I'm running a large cluster process that requires hundreds of VMs, but my process is fault-tolerant so I can use preemptible VMs. However, it takes a few minutes of lost time after being preempted for the process to restart, so I'd like to choose the google server and zone that is least busy/least likely to pre-empt my vms.

Is there a way to tell which server is least busy or what servers of google's are least used?

References:

I read this entire thing and it was unhelpful. I'm less concerned about latency than I am my process restarting and it killing time to restart: https://cloud.google.com/solutions/best-practices-compute-engine-region-selection

Preemptible VM google documentation: https://cloud.google.com/compute/docs/instances/preemptible

Google Zones: https://cloud.google.com/compute/docs/regions-zones/

1

1 Answers

2
votes

There is currently no Google Cloud Activity map but that should be a good feature to request [1].

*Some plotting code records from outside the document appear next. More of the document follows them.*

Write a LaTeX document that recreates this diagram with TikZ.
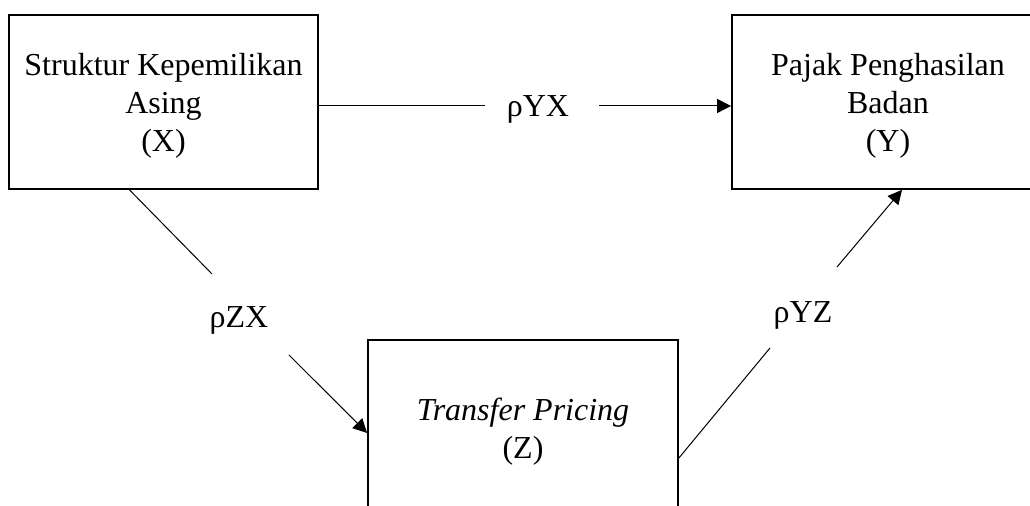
\documentclass[tikz,border=0pt]{standalone}
\usepackage{fontspec}
\setmainfont{Liberation Serif}
\usetikzlibrary{arrows.meta, positioning}

\begin{document}
\begin{tikzpicture}[x=0.5pt, y=-0.5pt, >={Triangle[length=7pt, width=7pt]},
  font=\fontsize{16}{19}\selectfont,
  varbox/.style={draw, line width=0.9pt, align=center, inner sep=0pt, text depth=0pt},
  link/.style={line width=0.5pt},
  coef/.style={inner sep=0pt}]
  \useasboundingbox (0,0) rectangle (1030,506);
  \clip (0,0) rectangle (1030,506);
  % variables
  \node[varbox, minimum width=154.5pt, minimum height=87pt] (asing) at (163.5,102)
    {Struktur Kepemilikan\\Asing\\(X)};
  \node[varbox, minimum width=156pt, minimum height=87pt] (pajak) at (888,102)
    {Pajak Penghasilan\\Badan\\(Y)};
  \node[varbox, minimum width=155pt, minimum height=88pt] (tp) at (523,428)
    {\textit{Transfer Pricing}\\(Z)};
  % path coefficients
  \node[coef] (ryx) at (538,109) {ρYX};
  \node[coef] (rzx) at (239,320) {ρZX};
  \node[coef] (ryz) at (803,315) {ρYZ};
  \coordinate (yx1) at (485,106);
  \coordinate (yx2) at (599,106);
  \coordinate (zx1) at (212,274);
  \coordinate (zx2) at (289,355);
  \coordinate (yz1) at (770,348);
  \coordinate (yz2) at (837,267);
  % X -> Y
  \draw[link] (asing.east |- yx1) -- (yx1);
  \draw[link, ->] (yx2) -- (pajak.west |- yx2);
  % X -> Z
  \draw[link] ([xshift=-17pt]asing.south) -- (zx1);
  \draw[link, ->] (zx2) -- ([yshift=-2.5pt]tp.west);
  % Z -> Y
  \draw[link] ([yshift=-15pt]tp.east) -- (yz1);
  \draw[link, ->] (yz2) -- ([xshift=7pt]pajak.south);
\end{tikzpicture}
\end{document}
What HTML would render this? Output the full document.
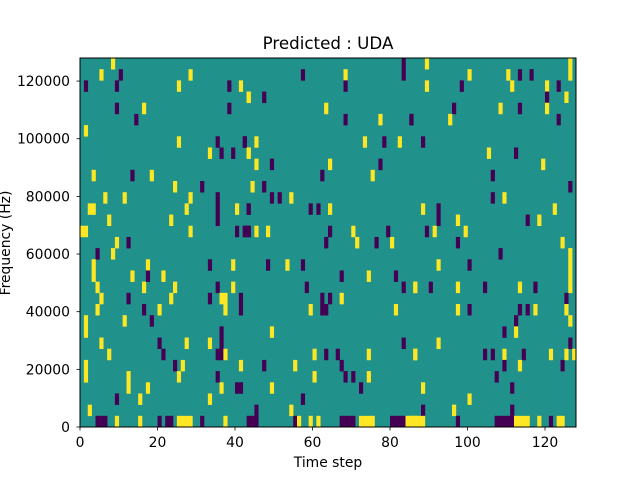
<!DOCTYPE html>
<html><head><meta charset="utf-8"><style>
html,body{margin:0;padding:0;background:#fff;}
svg text{font-family:"DejaVu Sans","Liberation Sans",sans-serif;fill:#000;}
</style></head><body>
<svg id="s" width="640" height="480" xmlns="http://www.w3.org/2000/svg">
<rect x="0" y="0" width="640" height="480" fill="#fff"/>
<rect x="80" y="58" width="496" height="369" fill="#21918c"/>
<g id="cells"></g>
<rect x="80" y="58" width="496" height="369" fill="none" stroke="#000" stroke-width="1"/>
<g id="ticks" stroke="#000" stroke-width="0.8"></g>
<g id="labels" font-size="13.9"></g>
<text x="328" y="49" font-size="16.7" text-anchor="middle">Predicted : UDA</text>
<text x="328" y="467" font-size="13.9" text-anchor="middle">Time step</text>
<text x="0" y="0" font-size="13.9" text-anchor="middle" transform="translate(10,243) rotate(-90)">Frequency (Hz)</text>
</svg>
<script>
var Y='#fde725',P='#440154';
var d=[
[8,0,1,1,Y],[5,1,1,1,Y],[10,1,1,1,P],[28,1,1,1,Y],
[1,2,1,1,P],[9,2,1,1,P],[25,2,1,1,Y],[38,2,1,1,P],[41,2,1,1,Y],
[43,3,1,1,Y],[9,4,1,1,P],[16,4,1,1,Y],[38,4,1,1,P],[14,5,1,1,P],[1,6,1,1,Y],
[25,7,1,1,Y],[35,7,1,1,P],[42,7,1,1,P],[33,8,1,1,Y],[36,8,1,1,P],[39,8,1,1,P],[43,8,1,1,Y],
[3,10,1,1,Y],[13,10,1,1,P],[18,10,1,1,Y],[24,11,1,1,Y],[31,11,1,1,P],
[6,12,1,1,Y],[11,12,1,1,Y],[28,12,1,1,Y],[35,12,1,3,P],
[2,13,2,1,Y],[27,13,1,1,Y],[40,13,1,1,Y],[43,13,1,1,P],[7,14,1,1,Y],[23,14,1,1,Y],
[0,15,2,1,Y],[28,15,1,1,Y],[40,15,1,1,P],[42,15,2,1,P],[9,16,1,1,Y],[12,16,1,1,P],
[4,17,1,1,P],[8,17,1,1,Y],
[3,18,1,2,Y],[17,18,1,1,Y],[33,18,1,1,P],[39,18,1,1,Y],
[13,19,1,1,Y],[17,19,1,1,P],[21,19,1,1,Y],
[4,20,1,1,Y],[16,20,1,1,Y],[24,20,1,1,Y],[35,20,1,1,P],[39,20,1,1,Y],
[5,21,1,1,Y],[12,21,1,1,P],[23,21,1,1,Y],[33,21,1,1,P],[36,21,2,1,Y],[41,21,1,2,P],
[4,22,1,1,Y],[16,22,1,1,P],[20,22,1,1,Y],[37,22,1,1,Y],
[1,23,1,2,Y],[11,23,1,1,Y],[18,23,1,1,P],[36,24,1,3,P],
[5,25,1,1,Y],[20,25,1,1,P],[27,25,1,1,Y],[33,25,1,1,Y],
[7,26,1,1,Y],[21,26,1,1,P],[35,26,1,1,P],[37,26,1,1,Y],
[1,27,1,2,Y],[24,27,1,1,P],[26,27,1,1,Y],[41,27,1,1,Y],
[12,28,1,2,Y],[25,28,1,1,Y],[35,28,1,1,P],[17,29,1,1,Y],[36,29,1,1,Y],[40,29,2,1,P],
[9,30,1,1,P],[15,30,1,1,Y],[33,30,1,1,Y],[2,31,1,1,Y],
[4,32,3,1,P],[9,32,1,1,Y],[15,32,1,1,Y],[20,32,1,1,P],[22,32,2,1,P],[25,32,4,1,Y],[31,32,1,1,P],[37,32,1,1,Y],
[83,0,1,2,P],[57,1,1,1,P],[68,1,1,1,Y],[68,2,1,1,P],[43,3,1,1,Y],[47,3,1,1,P],[63,4,1,1,Y],
[68,5,1,1,P],[77,5,1,1,Y],[85,5,1,1,P],[42,7,1,1,P],[45,7,1,1,Y],[73,7,1,1,Y],[78,7,1,1,P],[82,7,1,1,Y],
[43,8,1,1,Y],[45,9,1,1,Y],[49,9,1,1,P],[64,9,1,1,Y],[77,9,1,1,P],[62,10,1,1,P],[75,10,1,1,Y],
[44,11,1,1,Y],[47,11,1,1,P],[49,12,1,1,P],[51,12,1,1,P],[54,12,1,1,Y],
[43,13,1,1,P],[59,13,1,1,P],[61,13,1,1,P],[64,13,1,1,Y],
[42,15,2,1,P],[45,15,1,1,Y],[48,15,1,1,Y],[64,15,1,1,P],[70,15,1,1,Y],[79,15,1,1,P],
[63,16,1,1,P],[71,16,1,1,Y],[76,16,1,1,P],[80,16,1,1,Y],
[48,18,1,1,P],[53,18,1,1,Y],[57,18,1,1,P],[67,19,1,1,P],[74,19,1,1,Y],[81,19,1,1,P],
[58,20,1,1,P],[83,20,1,1,P],[86,20,1,1,Y],[62,21,1,2,P],[64,21,1,1,P],[67,21,1,1,Y],
[59,22,1,1,Y],[63,22,1,1,P],[81,22,1,1,Y],[49,24,1,1,Y],[83,25,1,1,P],
[60,26,1,1,Y],[63,26,1,1,P],[66,26,1,1,P],[74,26,1,1,Y],[86,26,1,1,Y],
[47,27,1,1,P],[55,27,1,1,Y],[67,27,1,1,P],[60,28,1,1,Y],[68,28,1,1,P],[70,28,1,1,P],[74,28,1,1,Y],
[49,29,1,1,Y],[72,29,1,1,P],[57,30,1,1,P],[45,31,1,1,P],[54,31,1,1,Y],
[43,32,3,1,P],[55,32,1,1,P],[56,32,1,1,Y],[59,32,1,1,Y],[61,32,1,1,Y],[67,32,4,1,P],[72,32,4,1,Y],[80,32,4,1,P],[84,32,3,1,Y],
[89,0,1,1,Y],[126,0,1,2,Y],[100,1,1,1,Y],[110,1,1,1,Y],[113,1,1,1,P],[116,1,1,1,P],
[89,2,1,1,Y],[98,2,1,1,P],[111,2,1,1,Y],[120,2,1,1,Y],[123,2,1,1,P],[120,3,1,1,P],[125,3,1,1,Y],
[96,4,1,1,P],[108,4,1,1,Y],[113,4,1,1,P],[120,4,1,1,Y],[85,5,1,1,P],[95,5,1,1,Y],[123,5,1,1,P],
[88,7,1,1,P],[105,8,1,1,Y],[112,8,1,1,P],[119,9,1,1,Y],[106,10,1,1,P],[126,11,1,1,P],
[106,12,1,1,P],[109,12,1,1,Y],[88,13,1,1,Y],[92,13,1,2,P],[122,13,1,1,Y],
[97,14,1,1,Y],[115,14,1,1,P],[118,14,1,1,Y],[89,15,1,1,P],[91,15,1,1,Y],[99,15,1,1,Y],
[97,16,1,1,P],[124,16,1,1,Y],[108,17,1,1,P],[126,17,1,4,Y],[92,18,1,1,Y],[100,18,1,1,P],
[86,20,1,1,Y],[90,20,1,1,P],[97,20,1,1,Y],[104,20,1,1,P],[113,20,1,1,Y],[117,20,1,1,P],
[125,21,1,1,P],[97,22,1,1,Y],[100,22,1,1,P],[113,22,1,1,P],[115,22,1,1,P],[117,22,1,1,Y],[125,22,1,1,Y],
[112,23,1,1,P],[126,23,1,1,Y],[109,24,1,1,P],[112,24,1,1,Y],[92,25,1,1,Y],[126,25,1,1,P],
[86,26,1,1,Y],[104,26,1,1,P],[106,26,1,1,P],[109,26,1,1,Y],[114,26,1,1,P],[121,26,1,1,Y],[125,26,1,1,Y],[127,26,1,1,Y],
[109,27,1,1,P],[113,27,1,1,Y],[124,27,1,1,P],[107,28,1,1,P],[88,29,1,1,Y],[111,29,1,1,P],[100,30,1,1,Y],
[88,31,1,1,P],[96,31,1,1,Y],[111,31,1,1,P],
[85,32,4,1,Y],[97,32,1,1,P],[107,32,5,1,P],[112,32,4,1,Y],[118,32,1,1,Y],[121,32,1,1,P],[123,32,2,1,Y]
];
var cw=496/128,rh=369/33,h='';
d.forEach(function(c){
 var x=80+c[0]*cw,y=58+c[1]*rh;
 h+='<rect x="'+x.toFixed(2)+'" y="'+y.toFixed(2)+'" width="'+(c[2]*cw+0.3).toFixed(2)+'" height="'+(c[3]*rh+0.3).toFixed(2)+'" fill="'+c[4]+'"/>';
});
document.getElementById('cells').innerHTML=h;
var t='',l='';
for(var v=0;v<=120;v+=20){var x=80+v*cw;t+='<line x1="'+x+'" y1="427" x2="'+x+'" y2="430.5"/>';l+='<text x="'+x+'" y="447" text-anchor="middle">'+v+'</text>';}
for(var v=0;v<=120000;v+=20000){var y=427-v/128000*369;t+='<line x1="76.5" y1="'+y+'" x2="80" y2="'+y+'"/>';l+='<text x="70" y="'+(y+5)+'" text-anchor="end">'+v+'</text>';}
document.getElementById('ticks').innerHTML=t;
document.getElementById('labels').innerHTML=l;
</script>
</body></html>
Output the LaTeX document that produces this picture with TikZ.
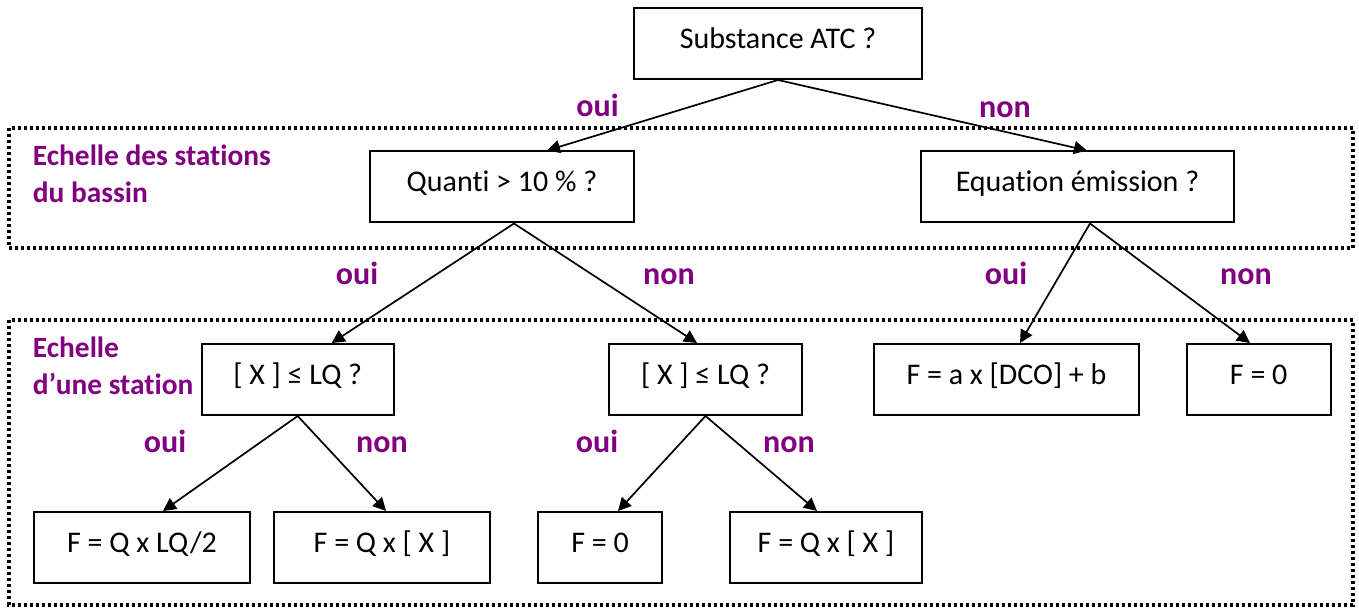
\documentclass[tikz,border=0pt]{standalone}
\usepackage{fontspec}
\setmainfont{Carlito}[Ligatures=NoCommon]
\usetikzlibrary{arrows.meta}
\definecolor{oupurple}{RGB}{128,0,128}

\begin{document}
\begin{tikzpicture}[x=0.5pt,y=-0.5pt,
  box/.style={draw,line width=1pt,inner sep=0pt,minimum height=35.5pt,text height=10.6pt,text depth=5.6pt,font=\fontsize{15}{18}\selectfont},
  ans/.style={anchor=base,text=oupurple,font=\fontsize{16}{19}\bfseries\selectfont},
  echelle/.style={anchor=base west,align=left,inner sep=0pt,text=oupurple,font=\fontsize{14.7}{18.5}\bfseries\selectfont},
  zone/.style={draw,line width=1.6pt,dash pattern=on 1.5pt off 1.5pt},
  arr/.style={-{Triangle[length=6.5pt,width=6.5pt]},line width=0.85pt}]
\useasboundingbox (0,0) rectangle (1359,608);
\draw[zone] (9,128) rectangle (1353,248);
\draw[zone] (9,320) rectangle (1353,605);
\node[echelle] (bassin) at (32.5,203) {Echelle des stations\\du bassin};
\node[echelle] (station) at (32.5,395) {Echelle\\d’une station};

\node[box,minimum width=144pt] (atc) at (778,43.5) {Substance ATC ?};
\node[box,minimum width=132pt] (quanti) at (502,187) {Quanti > 10 \% ?};
\node[box,minimum width=156.5pt] (eq) at (1077.5,187) {Equation émission ?};
\node[box,minimum width=96pt] (lqa) at (297.7,379.5) {[ X ] ≤ LQ ?};
\node[box,minimum width=96.5pt] (lqb) at (705.5,379.5) {[ X ] ≤ LQ ?};
\node[box,minimum width=132.5pt] (dco) at (1006.5,379.5) {F = a x [DCO] + b};
\node[box,minimum width=72pt] (zeroc) at (1258.7,379.5) {F = 0};
\node[box,minimum width=108pt] (demi) at (142,547.5) {F = Q x LQ/2};
\node[box,minimum width=108pt] (qxa) at (382,547.5) {F = Q x [ X ]};
\node[box,minimum width=62pt] (zerob) at (600,547.5) {F = 0};
\node[box,minimum width=96pt] (qxb) at (826,547.5) {F = Q x [ X ]};

\draw[arr] (atc.south) -- ([xshift=22.5pt]quanti.north);
\draw[arr] (atc.south) -- ([xshift=4.75pt]eq.north);
\draw[arr] ([xshift=6pt]quanti.south) -- ([xshift=17pt]lqa.north);
\draw[arr] ([xshift=6pt]quanti.south) -- ([xshift=-4.25pt]lqb.north);
\draw[arr] ([xshift=6.25pt]eq.south) -- ([xshift=6.75pt]dco.north);
\draw[arr] ([xshift=6.25pt]eq.south) -- ([xshift=-4.35pt]zeroc.north);
\draw[arr] (lqa.south) -- ([xshift=10.5pt]demi.north);
\draw[arr] (lqa.south) -- ([xshift=2pt]qxa.north);
\draw[arr] (lqb.south) -- ([xshift=9pt]zerob.north);
\draw[arr] (lqb.south) -- ([xshift=-4.5pt]qxb.north);

\node[ans] (oui1) at (597.5,117) {oui};
\node[ans] (non1) at (1005,118) {non};
\node[ans] (oui2) at (357,285) {oui};
\node[ans] (non2) at (669,285) {non};
\node[ans] (oui3) at (1006,285) {oui};
\node[ans] (non3) at (1246,285) {non};
\node[ans] (oui4) at (165,453) {oui};
\node[ans] (non4) at (382,453) {non};
\node[ans] (oui5) at (597,453) {oui};
\node[ans] (non5) at (789,453) {non};
\end{tikzpicture}
\end{document}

As you probably know and mentioned in the Preemptible doc [2], these machines type last up to 24 hours. As you use a large amount of preemptible VMs and Compute Engine might terminate these instances anytime if its requires access to those resources, I can understand the impact.

Have you tried to spread your cluster over all the zones of the same region? Like us-central1 have 4 different zones, you should try to spread your instances over these 4 zones to lowering the impact. (an idea)